Los Angeles leaders continue to be grossly negligent in their response to the rapidly rising homelessness crisis. They make this clear every day with policies that heavily restrict where houseless Angelenos can exist in public spaces.  They cement it with funding allocations that solely prioritize criminalization as the answer.

In the wake of the COVID-19 pandemic and the city’s failure to enact meaningful tenant protections, it’s hard to fathom how high the Homeless Count numbers will rise in 2021. We expect them to drift ever upward until Los Angeles elected officials to prioritize care, not cops. To address this catastrophe, we can’t return to the failed policies of the past. We need a paradigm shift.
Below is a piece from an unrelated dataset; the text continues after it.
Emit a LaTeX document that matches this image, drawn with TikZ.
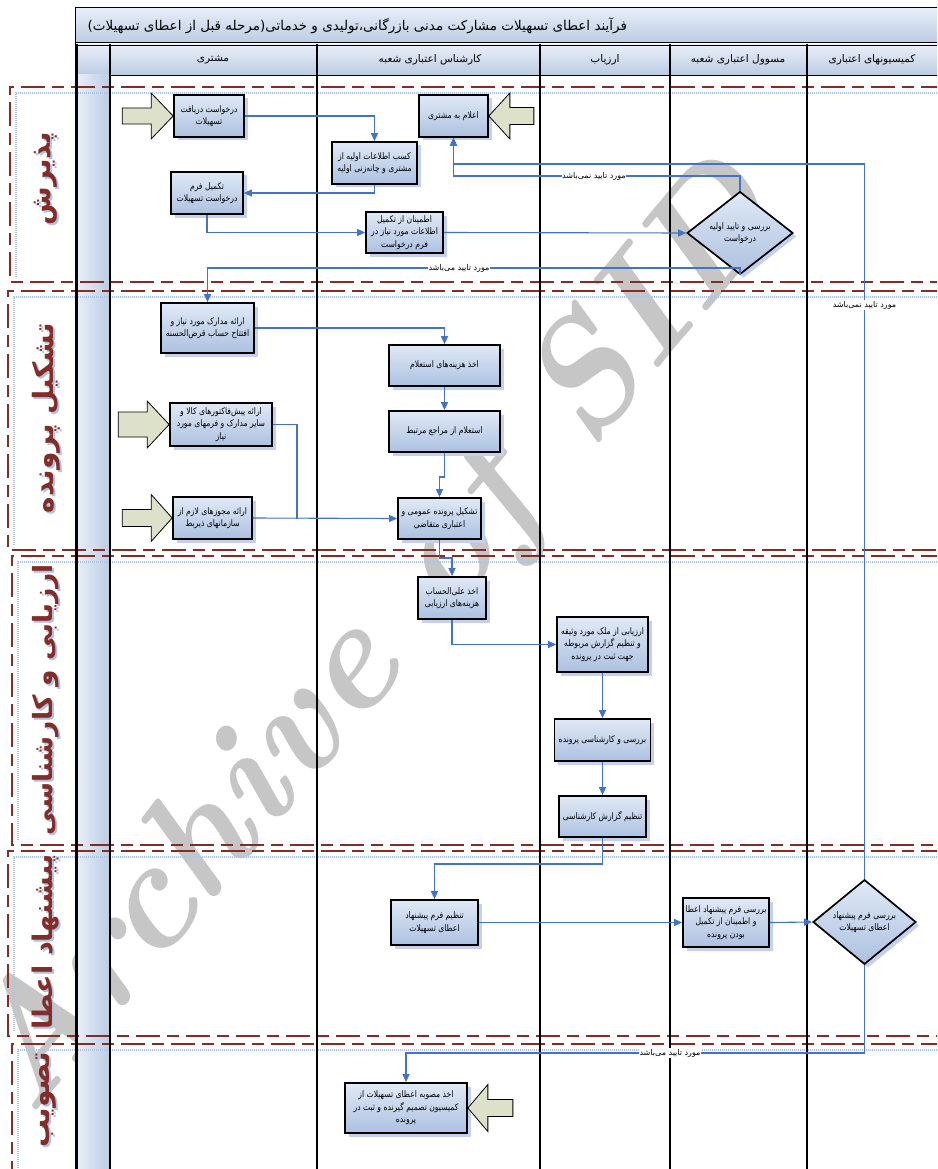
\documentclass[tikz,border=0pt]{standalone}
\usepackage{fontspec}
\usetikzlibrary{arrows.meta,shapes.geometric,shadows,calc}
\TeXXeTstate=1
\newfontfamily\pfont[Script=Arabic]{DejaVu Sans}
\newfontfamily\pfontn[Script=Arabic, FakeStretch=0.85]{DejaVu Sans}
\newcommand\RL[1]{\beginR #1\endR}
\definecolor{boxtop}{RGB}{224,233,246}
\definecolor{boxbot}{RGB}{172,193,225}
\definecolor{shadowc}{RGB}{196,208,236}
\definecolor{flowblue}{RGB}{70,114,196}
\definecolor{beige}{RGB}{221,225,201}
\definecolor{phasered}{RGB}{130,45,40}
\definecolor{headtop}{RGB}{232,238,247}
\definecolor{headbot}{RGB}{188,204,228}
\definecolor{wmgray}{RGB}{198,198,198}
\definecolor{dotblue}{RGB}{175,195,230}
\tikzset{
  proc/.style={draw=black, line width=1.7pt, top color=boxtop, bottom color=boxbot,
    drop shadow={shadow xshift=3.5pt, shadow yshift=-3.5pt, fill=shadowc, opacity=1},
    align=center, inner sep=1.5pt, font=\pfontn\fontsize{9}{12.5}\selectfont},
  dec/.style={proc, shape=diamond, inner sep=0pt},
  flow/.style={draw=flowblue, line width=1.1pt, -{Triangle[length=8pt,width=7pt]}},
  flowline/.style={draw=flowblue, line width=1.1pt},
  elabel/.style={fill=white, inner sep=0.5pt, font=\pfont\fontsize{8}{9}\selectfont},
  blockarrow/.style={draw=black, line width=0.8pt, fill=beige},
  phaseline/.style={draw=phasered, line width=2.6pt, dash pattern=on 24pt off 7pt on 12pt off 7pt},
  phasedots/.style={draw=dotblue, line width=1.2pt, dash pattern=on 1pt off 1pt},
  phaselabel/.style={rotate=90, text=phasered, font=\pfont\bfseries\fontsize{28}{28}\selectfont},
  phaseshadow/.style={rotate=90, text=dotblue, font=\pfont\bfseries\fontsize{28}{28}\selectfont},
  headcell/.style={draw=black, line width=0.8pt, top color=headtop, bottom color=headbot},
  headtext/.style={font=\pfont\fontsize{10.5}{12}\selectfont},
  lane/.style={draw=black, line width=2.2pt}
}
\begin{document}
\begin{tikzpicture}[x=1pt, y=-1pt]
\useasboundingbox (0,0) rectangle (937,1169);
\fill[white] (0,0) rectangle (937,1169);
\begin{scope}
\clip (0,0) rectangle (937,1169);
% watermark
\node[rotate=50, text=wmgray, font=\fontsize{155}{155}\selectfont\bfseries\itshape] (wm) at (378,642) {Archive of SID};
% title bar
\draw[line width=1pt, top color=headtop, bottom color=headbot] (75,8) rectangle (945,43);
\node[anchor=west, font=\pfont\fontsize{13.5}{15}\selectfont] (title) at (84,26) {\RL{فرآیند اعطای تسهیلات مشارکت مدنی بازرگانی،تولیدی و خدماتی(مرحله قبل از اعطای تسهیلات)}};
% header cells
\draw[headcell] (77,45) rectangle (110,75);
\draw[headcell] (110,45) rectangle (317,75);
\draw[headcell] (317,45) rectangle (540,75);
\draw[headcell] (540,45) rectangle (670,75);
\draw[headcell] (670,45) rectangle (807,75);
\draw[headcell] (807,45) rectangle (945,75);
\node[headtext] (h1) at (213,60) {\RL{مشتری}};
\node[headtext] (h2) at (430,60) {\RL{کارشناس اعتباری شعبه}};
\node[headtext] (h3) at (605,60) {\RL{ارزیاب}};
\node[headtext] (h4) at (738,60) {\RL{مسوول اعتباری شعبه}};
\node[headtext] (h5) at (872,60) {\RL{کمیسیونهای اعتباری}};
% left strip
\shade[left color=headtop, right color=headbot] (77,75) rectangle (110,1175);
% phases
\foreach \t/\b/\l in {87/282/10, 291/550/8, 556/845/12, 851/1036/8, 1044/1190/12}{
  \draw[phasedots] (945,\t+6) -- (\l+6,\t+6) -- (\l+6,\b-4);
  \draw[phaseline] (945,\t) -- (\l,\t) -- (\l,\b) -- (945,\b);
}
\node[phaseshadow] at (48,181) {\RL{پذیرش}};
\node[phaselabel] (p1) at (46,179) {\RL{پذیرش}};
\node[phaseshadow] at (48,420) {\RL{تشکیل پرونده}};
\node[phaselabel] (p2) at (46,418) {\RL{تشکیل پرونده}};
\node[phaseshadow, font=\pfont\bfseries\fontsize{26.5}{27}\selectfont] at (48,702) {\RL{ارزیابی و کارشناسی}};
\node[phaselabel, font=\pfont\bfseries\fontsize{26.5}{27}\selectfont] (p3) at (46,700) {\RL{ارزیابی و کارشناسی}};
\node[phaseshadow, font=\pfont\bfseries\fontsize{27}{27}\selectfont] at (48,944) {\RL{پیشنهاد اعطا}};
\node[phaselabel, font=\pfont\bfseries\fontsize{27}{27}\selectfont] (p4) at (46,942) {\RL{پیشنهاد اعطا}};
\node[phaseshadow] at (48,1102) {\RL{تصویب}};
\node[phaselabel] (p5) at (46,1100) {\RL{تصویب}};
% lanes
\foreach \x in {77,110,317,540,670,807}{\draw[lane] (\x,44) -- (\x,1175);}
\draw[line width=1pt] (75,8) -- (75,1175);
% boxes
\node[proc, minimum width=70pt, minimum height=42pt] (b1) at (209,116) {\RL{درخواست دریافت}\\\RL{تسهیلات}};
\node[proc, minimum width=85pt, minimum height=42pt] (b2) at (374.5,163) {\RL{کسب اطلاعات اولیه از}\\\RL{مشتری و چانه^^^^200cزنی اولیه}};
\node[proc, minimum width=69pt, minimum height=42pt] (b3) at (453.5,116) {\RL{اعلام به مشتری}};
\node[proc, minimum width=72pt, minimum height=42pt] (b4) at (207,193) {\RL{تکمیل فرم}\\\RL{درخواست تسهیلات}};
\node[proc, minimum width=77pt, minimum height=41pt] (b5) at (404.5,232.5) {\RL{اطمینان از تکمیل}\\\RL{اطلاعات مورد نیاز در}\\\RL{فرم درخواست}};
\node[dec, minimum width=106pt, minimum height=58pt] (d1) at (740,233) {\RL{بررسی و تایید اولیه}\\\RL{درخواست}};
\node[proc, minimum width=93pt, minimum height=50pt] (b7) at (207.5,328) {\RL{ارائه مدارک مورد نیاز و}\\\RL{افتتاح حساب قرض^^^^200cالحسنه}};
\node[proc, minimum width=111pt, minimum height=41pt] (b8) at (444.5,365.5) {\RL{اخذ هزینه^^^^200cهای استعلام}};
\node[proc, minimum width=111pt, minimum height=41pt] (b9) at (444.5,431.5) {\RL{استعلام از مراجع مرتبط}};
\node[proc, minimum width=102pt, minimum height=43pt] (b10) at (221,424.5) {\RL{ارائه پیش^^^^200cفاکتورهای کالا و}\\\RL{سایر مدارک و فرمهای مورد}\\\RL{نیاز}};
\node[proc, minimum width=79pt, minimum height=42pt] (b11) at (212.5,518) {\RL{ارائه مجوزهای لازم از}\\\RL{سازمانهای ذیربط}};
\node[proc, minimum width=83pt, minimum height=41pt] (b12) at (439.5,518.5) {\RL{تشکیل پرونده عمومی و}\\\RL{اعتباری متقاضی}};
\node[proc, minimum width=68pt, minimum height=42pt] (b13) at (452,598) {\RL{اخذ علی^^^^200cالحساب}\\\RL{هزینه^^^^200cهای ارزیابی}};
\node[proc, minimum width=91pt, minimum height=55pt] (b14) at (602.5,644.5) {\RL{ارزیابی از ملک مورد وثیقه}\\\RL{و تنظیم گزارش مربوطه}\\\RL{جهت ثبت در پرونده}};
\node[proc, minimum width=96pt, minimum height=42pt] (b15) at (602.5,740) {\RL{بررسی و کارشناسی پرونده}};
\node[proc, minimum width=87pt, minimum height=41pt] (b16) at (602.5,816.5) {\RL{تنظیم گزارش کارشناسی}};
\node[proc, minimum width=87pt, minimum height=45pt] (b17) at (434.5,922.5) {\RL{تنظیم فرم پیشنهاد}\\\RL{اعطای تسهیلات}};
\node[proc, minimum width=86pt, minimum height=49pt] (b18) at (726,922.5) {\RL{بررسی فرم پیشنهاد اعطا}\\\RL{و اطمینان از تکمیل}\\\RL{بودن پرونده}};
\node[dec, minimum width=103pt, minimum height=76pt] (d2) at (864.5,922) {\RL{بررسی فرم پیشنهاد}\\\RL{اعطای تسهیلات}};
\node[proc, minimum width=122pt, minimum height=50pt] (b20) at (406,1108) {\RL{اخذ مصوبه اعطای تسهیلات از}\\\RL{کمیسیون تصمیم گیرنده و ثبت در}\\\RL{پرونده}};
% block arrows
\draw[blockarrow] (b1.west) -- ++(-22,-23) -- ++(0,15) -- ++(-29,0) -- ++(0,16) -- ++(29,0) -- ++(0,15) -- cycle;
\draw[blockarrow] (b3.east) -- ++(21,-23) -- ++(0,14.5) -- ++(24,0) -- ++(0,17) -- ++(-24,0) -- ++(0,14.5) -- cycle;
\draw[blockarrow] (b10.west) -- ++(-22,-23.5) -- ++(0,11) -- ++(-29,0) -- ++(0,25) -- ++(29,0) -- ++(0,11) -- cycle;
\draw[blockarrow] (b11.west) -- ++(-21,-23.5) -- ++(0,15) -- ++(-29,0) -- ++(0,17) -- ++(29,0) -- ++(0,15) -- cycle;
\draw[blockarrow] (b20.east) -- ++(20,-23.5) -- ++(0,15) -- ++(25,0) -- ++(0,17) -- ++(-25,0) -- ++(0,15) -- cycle;
% connectors
\draw[flow] (b1.east) -| (b2.north);
\draw[flow] (b2.south) |- (b4.east);
\draw[flow] (b4.south) |- (b5.west);
\draw[flow] (b5.east) -- (d1.west);
\draw[flow] (d1.north) -- (d1.north |- 0,176) -| (b3.south);
\node[elabel] (l1) at (594,176) {\RL{مورد تایید نمی^^^^200cباشد}};
\draw[flow] (d2.north) -- (d2.north |- 0,164) -| (b3.south);
\node[elabel] (l2) at (864.5,305) {\RL{مورد تایید نمی^^^^200cباشد}};
\draw[flow] (d1.south) -- (d1.south |- 0,268) -| (b7.north);
\node[elabel] (l3) at (459,268) {\RL{مورد تایید می^^^^200cباشد}};
\draw[flow] (b7.east) -| (b8.north);
\draw[flow] (b8.south) -- (b9.north);
\draw[flow] (b9.south) -- (444.5,477) -| (b12.north);
\draw[flowline] (b10.east) -- (297,424.5) -- (297,518.5);
\draw[flow] (b11.east) -- (b12.west);
\draw[flow] (b12.south) -- (439.5,558) -| (b13.north);
\draw[flow] (b13.south) |- (b14.west);
\draw[flow] (b14.south) -- (b15.north);
\draw[flow] (b15.south) -- (b16.north);
\draw[flow] (b16.south) -- (602.5,864) -| (b17.north);
\draw[flow] (b17.east) -- (b18.west);
\draw[flow] (b18.east) -- (d2.west);
\draw[flow] (d2.south) -- (864.5,1053) -| (b20.north);
\node[elabel] (l4) at (670,1053) {\RL{مورد تایید می^^^^200cباشد}};
\end{scope}
\end{tikzpicture}
\end{document}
We stand in solidarity with our fellow coalitions fighting for rent cancellation, tenants’ rights, workers’ rights and budgetary overhaul as we too anticipate a cascade of hundreds of thousands more falling into homelessness in a city where our government treats human lives as disposable.   

The No Vacancy CA coalition has called for immediately housing all unhoused Californians in a vacant hotel and residential units.

Advocates for the Homes Guarantee are reviving public housing and pushing to transform the investment-driven housing system that has led us to this crisis.   

The Healthy LA coalition has fought for rent cancellation and protections for workers.

The People’s Budget LA coalition has offered a comprehensive rethinking of our city budget that prioritizes the people’s needs.

As thousands across the city take to the streets chanting “defund the police,” it’s long past time for our elected officials at every level to reinvest in our community."